→ **SET PROBLEM**
Go through the listing and set it down exactly, leaving out its pictures.
-- GIVEN DATA start --
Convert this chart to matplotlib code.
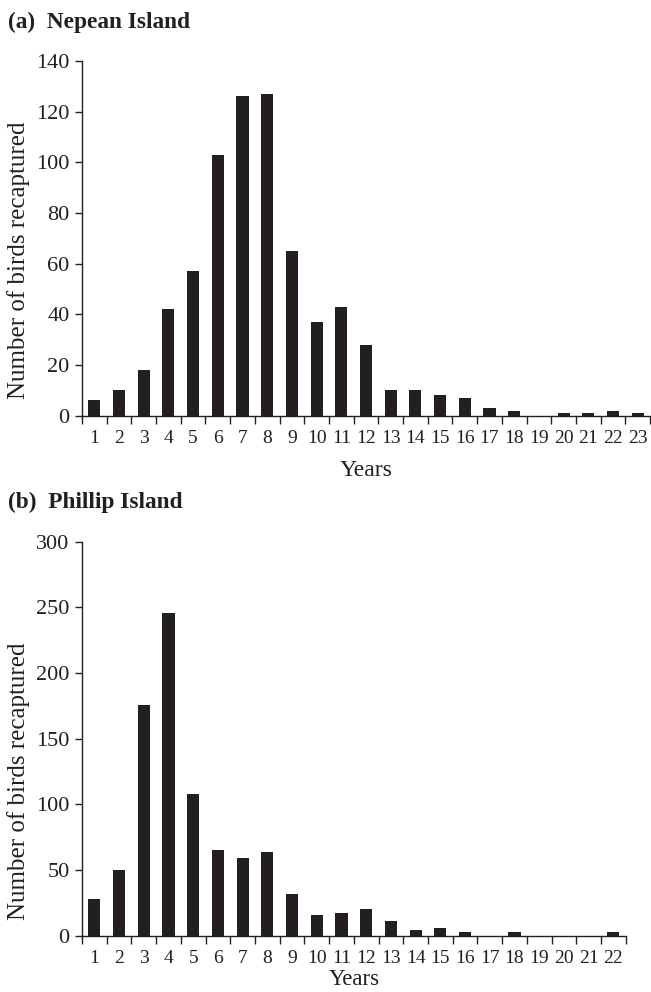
import numpy as np
import matplotlib
matplotlib.use("Agg")
import matplotlib.pyplot as plt
from matplotlib.ticker import FixedLocator, NullFormatter

# Recaptures per year since banding
years_a = list(range(1, 24))
birds_a = [6, 10, 18, 42, 57, 103, 126, 127, 65, 37, 43, 28, 10, 10, 8, 7, 3, 2, 0, 1, 1, 2, 1]

years_b = list(range(1, 23))
birds_b = [28, 50, 176, 246, 108, 65, 59, 64, 32, 16, 17, 20, 11, 4, 6, 3, 0, 3, 0, 0, 0, 3]

plt.rcParams['font.family'] = ['Liberation Serif', 'DejaVu Serif']
ink = "#231f20"

W, H = 651, 992
fig = plt.figure(figsize=(W / 100, H / 100), dpi=100)


def px_axes(left, top, right, bottom):
    return fig.add_axes([left / W, 1 - bottom / H, (right - left) / W, (bottom - top) / H])


def draw_panel(ax, years, birds, ymax, ystep):
    ax.bar(years, birds, width=0.49, color=ink)
    ax.set_xlim(0.5, len(years) + 0.5)
    ax.set_ylim(0, ymax)
    ax.set_yticks(np.arange(0, ymax + 1, ystep))
    ax.set_xticks(years)
    ax.set_xticklabels([str(y) for y in years])
    ax.xaxis.set_minor_locator(FixedLocator(np.arange(0.5, len(years) + 1, 1)))
    ax.xaxis.set_minor_formatter(NullFormatter())
    ax.tick_params(axis='x', which='major', length=0, pad=10, labelsize=14, colors=ink)
    ax.tick_params(axis='x', which='minor', length=6, width=1.0, color=ink, direction='out')
    ax.tick_params(axis='y', length=5, width=1.0, pad=4, labelsize=16, colors=ink, direction='out')
    for s in ['top', 'right']:
        ax.spines[s].set_visible(False)
    for s in ['left', 'bottom']:
        ax.spines[s].set_color(ink)
        ax.spines[s].set_linewidth(1.0)


ax1 = px_axes(82, 61, 650, 415.7)
draw_panel(ax1, years_a, birds_a, 140, 20)
ax1.set_xlabel("Years", fontsize=17, color=ink, labelpad=10)

ax2 = px_axes(82, 541.7, 625.7, 935.7)
draw_panel(ax2, years_b, birds_b, 300, 50)
ax2.set_xlabel("Years", fontsize=16.5, color=ink, labelpad=2)

fig.text(8 / W, 1 - 28 / H, "(a)  Nepean Island", fontsize=16.8, fontweight='bold',
         color=ink, ha='left', va='baseline')
fig.text(8 / W, 1 - 508 / H, "(b)  Phillip Island", fontsize=16.8, fontweight='bold',
         color=ink, ha='left', va='baseline')

fig.text(19 / W, 1 - 260 / H, "Number of birds recaptured", fontsize=18, color=ink,
         rotation=90, ha='center', va='center')
fig.text(19 / W, 1 - 781 / H, "Number of birds recaptured", fontsize=18, color=ink,
         rotation=90, ha='center', va='center')

fig.savefig("out.png", dpi=100, facecolor='white')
-- GIVEN DATA end --
→ **FINISHED EXERCISE**
Convert this chart to matplotlib code.
import numpy as np
import matplotlib
matplotlib.use("Agg")
import matplotlib.pyplot as plt
from matplotlib.ticker import FixedLocator, NullFormatter

# Recaptures per year since banding
years_a = list(range(1, 24))
birds_a = [6, 10, 18, 42, 57, 103, 126, 127, 65, 37, 43, 28, 10, 10, 8, 7, 3, 2, 0, 1, 1, 2, 1]

years_b = list(range(1, 23))
birds_b = [28, 50, 176, 246, 108, 65, 59, 64, 32, 16, 17, 20, 11, 4, 6, 3, 0, 3, 0, 0, 0, 3]

plt.rcParams['font.family'] = ['Liberation Serif', 'DejaVu Serif']
ink = "#231f20"

W, H = 651, 992
fig = plt.figure(figsize=(W / 100, H / 100), dpi=100)


def px_axes(left, top, right, bottom):
    return fig.add_axes([left / W, 1 - bottom / H, (right - left) / W, (bottom - top) / H])


def draw_panel(ax, years, birds, ymax, ystep):
    ax.bar(years, birds, width=0.49, color=ink)
    ax.set_xlim(0.5, len(years) + 0.5)
    ax.set_ylim(0, ymax)
    ax.set_yticks(np.arange(0, ymax + 1, ystep))
    ax.set_xticks(years)
    ax.set_xticklabels([str(y) for y in years])
    ax.xaxis.set_minor_locator(FixedLocator(np.arange(0.5, len(years) + 1, 1)))
    ax.xaxis.set_minor_formatter(NullFormatter())
    ax.tick_params(axis='x', which='major', length=0, pad=10, labelsize=14, colors=ink)
    ax.tick_params(axis='x', which='minor', length=6, width=1.0, color=ink, direction='out')
    ax.tick_params(axis='y', length=5, width=1.0, pad=4, labelsize=16, colors=ink, direction='out')
    for s in ['top', 'right']:
        ax.spines[s].set_visible(False)
    for s in ['left', 'bottom']:
        ax.spines[s].set_color(ink)
        ax.spines[s].set_linewidth(1.0)


ax1 = px_axes(82, 61, 650, 415.7)
draw_panel(ax1, years_a, birds_a, 140, 20)
ax1.set_xlabel("Years", fontsize=17, color=ink, labelpad=10)

ax2 = px_axes(82, 541.7, 625.7, 935.7)
draw_panel(ax2, years_b, birds_b, 300, 50)
ax2.set_xlabel("Years", fontsize=16.5, color=ink, labelpad=2)

fig.text(8 / W, 1 - 28 / H, "(a)  Nepean Island", fontsize=16.8, fontweight='bold',
         color=ink, ha='left', va='baseline')
fig.text(8 / W, 1 - 508 / H, "(b)  Phillip Island", fontsize=16.8, fontweight='bold',
         color=ink, ha='left', va='baseline')

fig.text(19 / W, 1 - 260 / H, "Number of birds recaptured", fontsize=18, color=ink,
         rotation=90, ha='center', va='center')
fig.text(19 / W, 1 - 781 / H, "Number of birds recaptured", fontsize=18, color=ink,
         rotation=90, ha='center', va='center')

fig.savefig("out.png", dpi=100, facecolor='white')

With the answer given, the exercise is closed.